You can never accept a complement, ever.
See above. We’re collectively getting better about this, thankfully.
You always have to pretend to be on a diet or losing weight for sports.
We bore the full brunt of mass media advertising culture in the 1980s and 1990s, and we didn’t have any tools to resist its messaging. Current conversations about “body shaming” and “body positivity” are a direct result of MTV Spring Break setting the standard of what a human being should look like, which turned out to be super unhealthy for people of all races and genders.
Goku is there for you when you need him, and you have no idea Sailor Moon is Japanese.
We didn’t know what anime was until we learned what anime was, at which point we couldn’t get enough of it. Can you blame us? At the time, the only real alternative was Disney. The Disney Renaissance was great and all, but sometimes you just need to watch girls saving the universe while one dude kamehamehas another dude right in the face.
You get on the internet for Pokémon cheat codes and make a
cringe adorable first username.
No I didn’t know that there were no cheat codes for Pokémon, and no I will not tell you my username, but I sure did have a lot of fun as a tiny child on the internet.
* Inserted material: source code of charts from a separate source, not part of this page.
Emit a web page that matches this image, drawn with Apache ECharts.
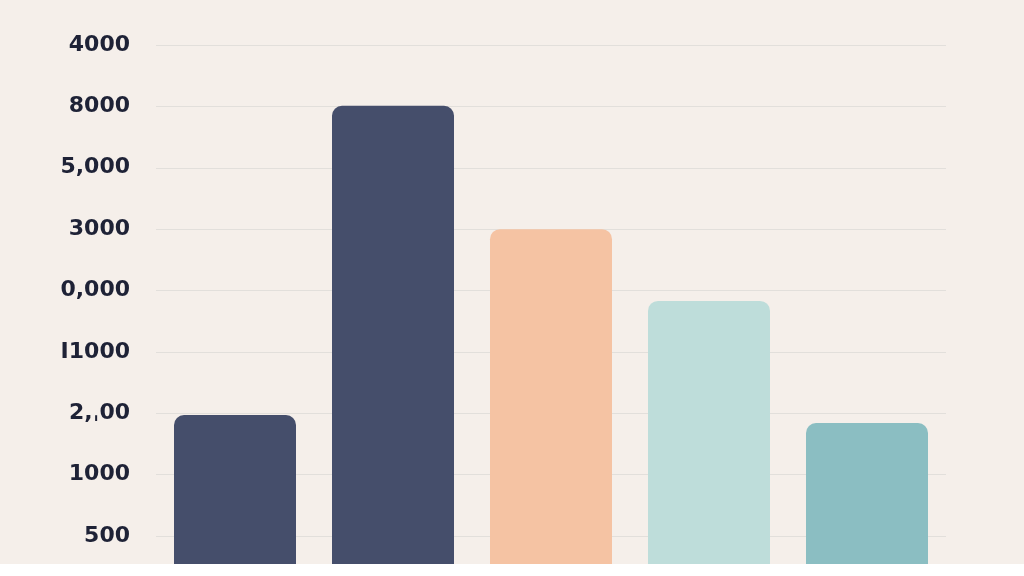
<!DOCTYPE html>
<html>
<head>
<meta charset="utf-8">
<script src="https://cdn.jsdelivr.net/npm/echarts@6/dist/echarts.min.js"></script>
<style>
html,body{margin:0;padding:0;background:#F5EFEA;}
#c{width:1024px;height:576px;}
</style>
</head>
<body>
<div id="c"></div>
<script>
// tick labels, bottom to top (tick 1 .. 9); tick 0 sits below the picture
const tickLabels = ["500", "1000", "2,\u02CC00", "I1000", "0,000", "3000", "5,000", "8000", "4000"];
const categories = ["A", "B", "C", "D", "E"];
const values = [2.97, 8.01, 6.0, 4.83, 2.84];
const colors = ["#454E6B", "#454E6B", "#F5C3A3", "#BEDDDA", "#8BBEC2"];

const chart = echarts.init(document.getElementById('c'));
chart.setOption({
  backgroundColor: '#F5EFEA',
  animation: false,
  grid: { left: 156, right: 78, top: 45, height: 552.4, containLabel: false, outerBoundsMode: 'none' },
  xAxis: {
    type: 'category', data: categories,
    axisLine: { show: false }, axisTick: { show: false }, axisLabel: { show: false }
  },
  yAxis: {
    type: 'value', min: 0, max: 9, interval: 1,
    axisLine: { show: false }, axisTick: { show: false },
    splitLine: { lineStyle: { color: '#E2DFDB', width: 1 } },
    axisLabel: {
      margin: 26, fontSize: 22, fontWeight: 600, color: '#1E2236',
      fontFamily: 'DejaVu Sans', padding: [0, 0, 6, 0],
      formatter: v => (v >= 1 ? tickLabels[v - 1] : '')
    }
  },
  series: [{
    type: 'bar', barWidth: 122,
    data: values.map((v, i) => ({ value: v, itemStyle: { color: colors[i] } })),
    itemStyle: { borderRadius: [10, 10, 0, 0] }
  }],
  graphic: [{
    type: 'rect', left: 0, top: 564, z: 100,
    shape: { width: 1024, height: 12 },
    style: { fill: '#FFFFFF' }
  }]
});
</script>
</body>
</html>
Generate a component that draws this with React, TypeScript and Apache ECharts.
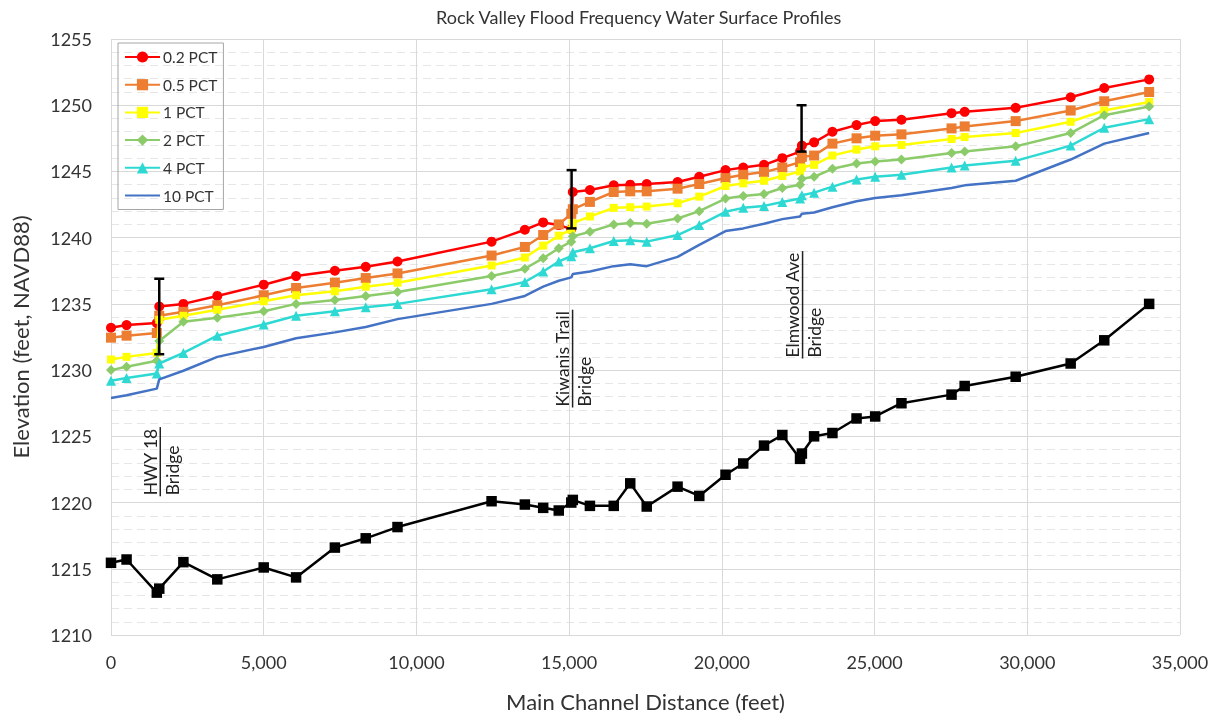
import React, { useEffect, useRef } from "react";
import * as echarts from "echarts";

const stations = [0, 510, 1500, 1580, 2370, 3480, 5000, 6060, 7330, 8340, 9380, 12460, 13550, 14150, 14660, 15070, 15120, 15680, 16460, 17000, 17540, 18550, 19260, 20120, 20700, 21380, 21980, 22560, 22620, 23020, 23620, 24410, 25020, 25880, 27520, 27950, 29620, 31420, 32520, 33990];

const pct02 = [1233.2, 1233.4, 1233.55, 1234.8, 1235.0, 1235.6, 1236.45, 1237.1, 1237.5, 1237.8, 1238.2, 1239.7, 1240.6, 1241.15, 1240.95, 1240.65, 1243.45, 1243.6, 1243.95, 1244.0, 1244.05, 1244.2, 1244.6, 1245.1, 1245.3, 1245.5, 1246.0, 1246.5, 1246.95, 1247.2, 1248.0, 1248.5, 1248.8, 1248.9, 1249.4, 1249.5, 1249.8, 1250.6, 1251.3, 1251.95];
const pct05 = [1232.45, 1232.6, 1232.8, 1234.1, 1234.4, 1234.9, 1235.65, 1236.2, 1236.6, 1236.95, 1237.3, 1238.65, 1239.3, 1240.2, 1241.0, 1241.8, 1242.15, 1242.7, 1243.45, 1243.5, 1243.5, 1243.7, 1244.05, 1244.5, 1244.75, 1244.95, 1245.3, 1245.7, 1246.1, 1246.2, 1247.1, 1247.5, 1247.7, 1247.8, 1248.25, 1248.4, 1248.8, 1249.6, 1250.3, 1251.0];
const pct1 = [1230.8, 1231.0, 1231.3, 1233.8, 1234.1, 1234.55, 1235.2, 1235.65, 1235.95, 1236.3, 1236.6, 1237.9, 1238.5, 1239.4, 1240.15, 1240.6, 1241.1, 1241.6, 1242.25, 1242.3, 1242.35, 1242.6, 1243.1, 1243.9, 1244.1, 1244.3, 1244.65, 1245.0, 1245.3, 1245.5, 1246.2, 1246.65, 1246.9, 1247.0, 1247.45, 1247.6, 1247.9, 1248.75, 1249.6, 1250.25];
const pct2 = [1230.0, 1230.25, 1230.7, 1232.2, 1233.65, 1233.95, 1234.45, 1235.0, 1235.3, 1235.6, 1235.9, 1237.1, 1237.65, 1238.45, 1239.2, 1239.7, 1240.1, 1240.45, 1241.0, 1241.1, 1241.05, 1241.45, 1242.0, 1242.95, 1243.15, 1243.3, 1243.75, 1244.0, 1244.45, 1244.6, 1245.2, 1245.6, 1245.75, 1245.9, 1246.4, 1246.5, 1246.9, 1247.9, 1249.25, 1249.9];
const pct4 = [1229.2, 1229.4, 1229.75, 1230.5, 1231.3, 1232.6, 1233.45, 1234.1, 1234.45, 1234.75, 1235.0, 1236.1, 1236.65, 1237.45, 1238.2, 1238.6, 1238.9, 1239.2, 1239.75, 1239.8, 1239.7, 1240.2, 1240.95, 1241.95, 1242.25, 1242.4, 1242.7, 1242.95, 1243.2, 1243.4, 1243.85, 1244.4, 1244.6, 1244.75, 1245.3, 1245.45, 1245.8, 1246.95, 1248.3, 1248.95];
const pct10 = [1227.9, 1228.1, 1228.6, 1229.3, 1229.95, 1231.0, 1231.75, 1232.4, 1232.85, 1233.25, 1233.85, 1235.0, 1235.6, 1236.3, 1236.75, 1237.0, 1237.25, 1237.45, 1237.85, 1238.0, 1237.85, 1238.55, 1239.45, 1240.5, 1240.7, 1241.05, 1241.4, 1241.6, 1241.8, 1241.9, 1242.3, 1242.75, 1243.0, 1243.2, 1243.75, 1243.95, 1244.3, 1245.9, 1247.1, 1247.9];
const channelBed = [1215.45, 1215.7, 1213.2, 1213.5, 1215.5, 1214.2, 1215.1, 1214.35, 1216.6, 1217.3, 1218.15, 1220.1, 1219.85, 1219.6, 1219.4, 1220.0, 1220.2, 1219.75, 1219.75, 1221.45, 1219.7, 1221.2, 1220.5, 1222.1, 1222.95, 1224.3, 1225.1, 1223.3, 1223.7, 1225.0, 1225.25, 1226.35, 1226.5, 1227.5, 1228.15, 1228.8, 1229.5, 1230.5, 1232.25, 1235.0];

const seriesNames = ["0.2 PCT", "0.5 PCT", "1 PCT", "2 PCT", "4 PCT", "10 PCT"];

const bridgeNames = ["HWY 18", "Kiwanis Trail", "Elmwood Ave"];
const bridgeStations = [1580, 15080, 22610];
const bridgeLow = [1231.2, 1240.7, 1246.5];
const bridgeHigh = [1236.9, 1245.1, 1250.0];

// annotation anchor (elevation of the bottom end of each rotated label)
const labelBaseElev = [1220.55, 1227.25, 1230.95];

const FONT = "Lato, 'Open Sans', sans-serif";

function measure(text: string, font: string): number {
  const c = document.createElement("canvas");
  const ctx = c.getContext("2d");
  if (!ctx) return text.length * 8;
  ctx.font = font;
  return ctx.measureText(text).width;
}

export default function App() {
  const ref = useRef<HTMLDivElement>(null);

  useEffect(() => {
    if (!ref.current) return;
    const chart = echarts.init(ref.current, null, { renderer: "svg" });

    const zip = (vals: number[]) => stations.map((s, i) => [s, vals[i]]);
    const colors = ["#FF0000", "#ED7D31", "#FFFF00", "#8CCB6A", "#2ED9D3", "#4472C4"];
    const symbols = ["circle", "rect", "rect", "diamond", "triangle", "none"];
    const sizes = [10, 10, 8, 10, 10, 0];
    const vals = [pct02, pct05, pct1, pct2, pct4, pct10];

    const labelFont = `17.5px ${FONT}`;

    const profileSeries: any[] = seriesNames.map((name, i) => ({
      name,
      type: "line",
      data: zip(vals[i]),
      symbol: symbols[i],
      symbolSize: sizes[i],
      showSymbol: symbols[i] !== "none",
      itemStyle: { color: colors[i] },
      lineStyle: { color: colors[i], width: 2.5 },
      z: 2 + i,
    }));

    const option: any = {
      animation: false,
      title: {
        text: "Rock Valley Flood Frequency Water Surface Profiles",
        left: 431,
        top: 3,
        textStyle: { fontFamily: FONT, fontSize: 18, fontWeight: "normal", color: "#333" },
      },
      legend: {
        data: seriesNames.map((n, i) =>
          i === 5 ? { name: n, itemStyle: { opacity: 0 } } : { name: n }
        ),
        orient: "vertical",
        left: 118,
        top: 43,
        padding: [6, 6, 6, 6],
        itemGap: 11.7,
        itemWidth: 35,
        itemHeight: 14,
        borderColor: "#A6A6A6",
        borderWidth: 1,
        textStyle: { fontFamily: FONT, fontSize: 15.5, lineHeight: 16, color: "#333", padding: [0, 0, 0, -2] },
      },
      grid: { left: 111, right: 45, top: 39, bottom: 78, containLabel: false },
      xAxis: {
        type: "value",
        min: 0,
        max: 35000,
        interval: 5000,
        name: "Main Channel Distance (feet)",
        nameLocation: "middle",
        nameGap: 55,
        nameTextStyle: { fontFamily: FONT, fontSize: 22, color: "#333" },
        axisLine: { show: false },
        axisTick: { show: false },
        axisLabel: {
          margin: 18,
          fontFamily: FONT,
          fontSize: 18,
          color: "#333",
          formatter: (v: number) => v.toLocaleString("en-US"),
        },
        splitLine: { show: true, lineStyle: { color: "#D9D9D9", width: 1 } },
      },
      yAxis: {
        type: "value",
        min: 1210,
        max: 1255,
        interval: 5,
        name: "Elevation (feet, NAVD88)",
        nameLocation: "middle",
        nameGap: 80,
        nameTextStyle: { fontFamily: FONT, fontSize: 22, color: "#333" },
        axisLine: { show: false },
        axisTick: { show: false },
        axisLabel: {
          margin: 19,
          fontFamily: FONT,
          fontSize: 18,
          color: "#333",
          formatter: (v: number) => String(v),
        },
        splitLine: { show: true, lineStyle: { color: "#D9D9D9", width: 1 } },
        minorTick: { show: false, splitNumber: 5 },
        minorSplitLine: { show: true, lineStyle: { color: "#E6E6E6", width: 1, type: [8, 5] } },
      },
      series: [
        ...profileSeries,
        {
          name: "Channel Bed",
          type: "line",
          data: zip(channelBed),
          symbol: "rect",
          symbolSize: 10.5,
          itemStyle: { color: "#000" },
          lineStyle: { color: "#000", width: 2.5 },
          z: 9,
        },
        {
          name: "Bridge Deck",
          type: "custom",
          data: bridgeStations.map((s, i) => [s, bridgeLow[i], bridgeHigh[i]]),
          encode: { x: 0, y: [1, 2] },
          z: 10,
          renderItem: (params: any, api: any) => {
            const x = api.value(0);
            const lo = api.coord([x, api.value(1)]);
            const hi = api.coord([x, api.value(2)]);
            const st = { stroke: "#000", lineWidth: 2.5 };
            const cap = 5;
            return {
              type: "group",
              children: [
                { type: "line", shape: { x1: lo[0], y1: lo[1], x2: hi[0], y2: hi[1] }, style: st },
                { type: "line", shape: { x1: lo[0] - cap, y1: lo[1], x2: lo[0] + cap, y2: lo[1] }, style: st },
                { type: "line", shape: { x1: hi[0] - cap, y1: hi[1], x2: hi[0] + cap, y2: hi[1] }, style: st },
              ],
            };
          },
        },
        {
          name: "Bridge Labels",
          type: "custom",
          data: bridgeStations.map((s, i) => [s, labelBaseElev[i]]),
          encode: { x: 0, y: 1 },
          z: 10,
          renderItem: (params: any, api: any) => {
            const p = api.coord([api.value(0), api.value(1)]);
            const name = bridgeNames[params.dataIndex];
            const w = measure(name, labelFont);
            const ux = p[0] + 1;
            return {
              type: "group",
              children: [
                {
                  type: "text",
                  x: ux - 1,
                  y: p[1],
                  rotation: Math.PI / 2,
                  style: { text: name, fill: "#222", font: labelFont, align: "left", verticalAlign: "bottom" },
                },
                {
                  type: "line",
                  shape: { x1: ux, y1: p[1] + 1, x2: ux, y2: p[1] - w - 1 },
                  style: { stroke: "#222", lineWidth: 1.5 },
                },
                {
                  type: "text",
                  x: ux + 3,
                  y: p[1],
                  rotation: Math.PI / 2,
                  style: { text: "Bridge", fill: "#222", font: labelFont, align: "left", verticalAlign: "top" },
                },
              ],
            };
          },
        },
      ],
    };

    chart.setOption(option);
    return () => chart.dispose();
  }, []);

  return (
    <div
      ref={ref}
      style={{ position: "fixed", left: 0, top: 0, width: 1225, height: 717 }}
    />
  );
}
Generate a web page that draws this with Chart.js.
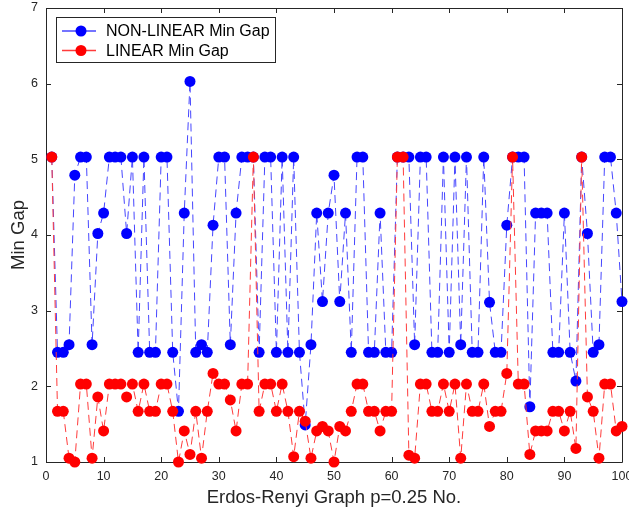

No amount of hard work or internet literacy will save you, though.
This is especially ironic because people in their early twenties are now hired over people in my generation because they are “digital natives” with “social media expertise.”
The generations ahead of you just will not retire, so your professional career is fucked.
Friends may come and friends may go, and dreams can burst into brilliant life and then fade away, but student debt is forever.
In conclusion, nineties children are stressed out all the time, but at least we got all the good anime and video games.